The text does have many exercises, with proposed answers in the back of the book. It is meant to be used over a semester or a year, I gather, for it returns to many topics--the subjunctive, the preterit, the imperfect. I find that useful.

Many of us found the pace a bit overwhelming. One man, married to a woman of South American birth, said that he would go home and vent to her. His interlocutor, who may have been one of the students with a Spanish-speaking boyfriend or family, felt much the same. Around the Fourth of July, I found myself thinking of the fellow mentioned in the newspaper for winning hot dog eating contests. Can one suffer indigestion from learning the conjugation of too many tenses too quickly?

I also found myself thinking of The Caine Mutiny, a book I haven't opened in nearly fifty years. Early on, the protagonist, an officer candidate in a Navy program, encounters a lesson on the "frictionless bearing". It means nothing to him, but he reads and reviews the material until he has all but memorized it, and he passes with high marks the test on the bearing. This does much to give him grace when he piles up many demerits later on. But I infer that Willie Keith knew nothing at all about the principles of the frictionless bearing, and that in six months if not six weeks would have had no idea about it.
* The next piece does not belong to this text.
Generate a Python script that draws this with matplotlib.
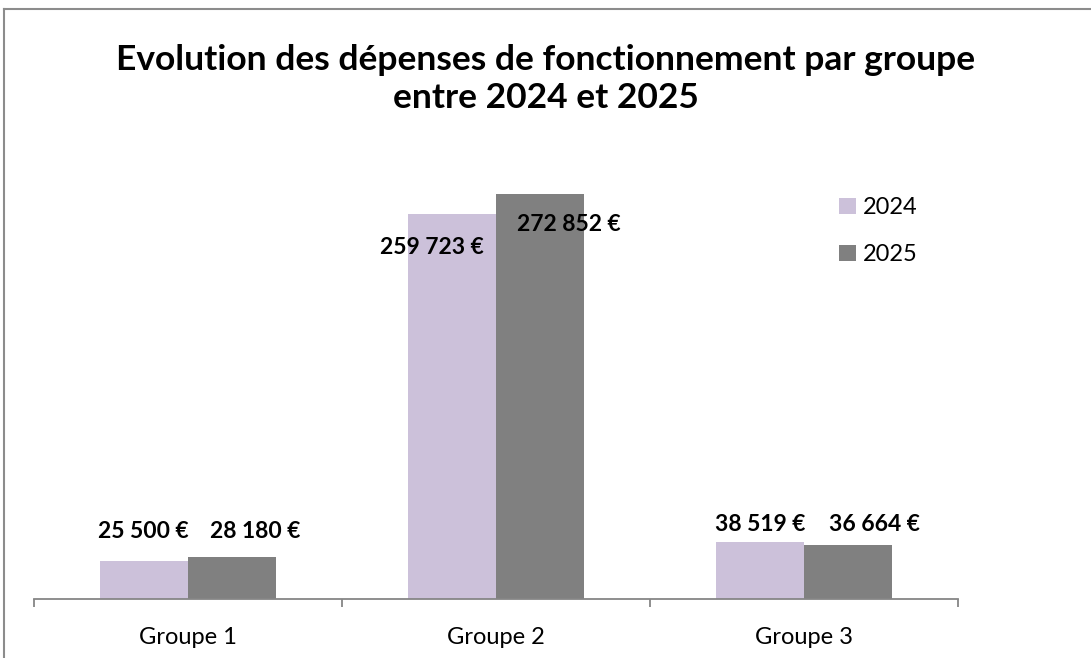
import numpy as np
import matplotlib.pyplot as plt
from matplotlib.patches import Patch
from matplotlib.lines import Line2D

groupes = ['Groupe 1', 'Groupe 2', 'Groupe 3']
annees = ['2024', '2025']
depenses_2024 = [25500, 259723, 38519]
depenses_2025 = [28180, 272852, 36664]

couleurs = ['#CCC1DA', '#808080']
# decalage manuel des etiquettes (pixels), comme dans le classeur d'origine
decal_2024 = [(-1, 30), (-20, -34), (0, 17)]
decal_2025 = [(23, 26), (29, -30), (26, 20)]

plt.rcParams['font.family'] = ['Lato', 'DejaVu Sans']


def fmt_euro(v):
    return f"{v:,.0f} €".replace(',', ' ')


fig = plt.figure(figsize=(10.91, 6.58), dpi=100)
ax = fig.add_axes([34 / 1091, 1 - 599 / 658, 924 / 1091, 445 / 658])

x = np.arange(len(groupes))
w = 88 / 308
b1 = ax.bar(x - w / 2, depenses_2024, w, color=couleurs[0], label=annees[0])
b2 = ax.bar(x + w / 2, depenses_2025, w, color=couleurs[1], label=annees[1])

for bars, vals, decal in [(b1, depenses_2024, decal_2024), (b2, depenses_2025, decal_2025)]:
    for rect, v, (dx, dy) in zip(bars, vals, decal):
        ax.annotate(fmt_euro(v), (rect.get_x() + rect.get_width() / 2, v),
                    xytext=(dx, dy), textcoords='offset pixels',
                    ha='center', va='center', fontsize=16.5, fontweight='bold')

ax.set_xlim(-0.5, 2.5)
ax.set_ylim(0, 300000)
ax.set_yticks([])
for s in ['top', 'right', 'left']:
    ax.spines[s].set_visible(False)
ax.spines['bottom'].set_color('#868686')
ax.spines['bottom'].set_linewidth(1.3)
ax.set_xticks([-0.5, 0.5, 1.5, 2.5])
ax.set_xticklabels([])
ax.set_xticks(x, minor=True)
ax.set_xticklabels(groupes, minor=True, fontsize=17)
ax.tick_params(axis='x', which='major', length=6, width=1.3, color='#868686', direction='out')
ax.tick_params(axis='x', which='minor', length=0, pad=20)

fig.text(546 / 1091, 1 - 79 / 658,
         'Evolution des dépenses de fonctionnement par groupe\nentre 2024 et 2025',
         ha='center', va='center', fontsize=25.5, fontweight='bold', linespacing=1.25)

handles = [Patch(facecolor=c, edgecolor='none') for c in couleurs]
fig.legend(handles, annees, loc='upper left', bbox_to_anchor=(818 / 1091, 1 - 176 / 658),
           frameon=False, fontsize=17, handlelength=0.7, handleheight=0.7,
           handletextpad=0.3, labelspacing=1.1)

# cadre du graphique (seuls les bords gauche et haut sont visibles)
fig.add_artist(Line2D([4 / 1091, 4 / 1091], [0, 1 - 9 / 658], transform=fig.transFigure,
                      color='#8c8c8c', lw=1.5))
fig.add_artist(Line2D([4 / 1091, 1], [1 - 9 / 658, 1 - 9 / 658], transform=fig.transFigure,
                      color='#8c8c8c', lw=1.5))

fig.savefig('out.png', dpi=100)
Willie Keith lacked context for understanding the bearing, which physical intuition should have provided--physical intuition available to the naturally gifted or the well trained. I lack context for Spanish: I guess I will have to get it through the newspapers, radio, and conversation.

Thursday, August 1, 2019

The Commonest and Most Primitive Kind of Competition

A visit to the outside carts at Second Story Books yesterday, mostly in hopes of getting change for a $20 bill, succeeded beyond expectation when a volume on the last cart turned out to be The Bit Between My Teeth: A Literary Chronicle of 1950-1965 by Edmund Wilson. There are a number of very good essays--on the Holmes-Laski correspondence, on books by Dawn Powell and George Kennan, one on "My Fifty Years with Grammars and Dictionaries". But what I must quote is from "Donsmanship", a review of Stephen Potter's Supermanship, or How to Continue to Stay on Top without Actually Falling Apart. Having given a sketch of Potter's work, Wilson moves on to a matter Potter had so far neglected, one-upmanship in academic circles.
The commonest and most primitive kind of competition that goes on among American professors is to top one another in reading. I was once told of a conversation between Irving Babbitt and someone else of equal competence in the field of romantic literature which soon reduced itself entirely to an exchange of the titles of books. In this game, the opponent is supposed to show by a brief appropriate comment that he has read the book named by the other. Of course it is easy to cheat if the opponent does not press too far. One may actually know something about the book without having actually read it, and so risk a  non-committal response that cannot be to far wide of the mark. But if the question is cleverly put and searchingly followed up, it may reduce the opponent to a confession of his ignorance. One of the high scores is driving one's opponent--this is quite difficult to do--to a confession that he has not only not read the book but has not even heard of it. The highest points of all--and I have heard of this happening at Harvard--are scored by inventing a non-existent book and getting the other man to pretend that he has read it. The most reliable way, I should say from my own experience, for the non-academic person to counter a well-equipped scholar, who has scrutinized and read more than he has, is to cut in with some opinion, offhandedly and freely expressed, which is quite outside the scholar's gambits and will cause him to gasp and sulk.... I now exploit these shock tactics deliberately.
 The Library of America offers three volumes of Wilson's work, but so far they end with the 1940s. I suppose it will get around to the 1950s and on someday.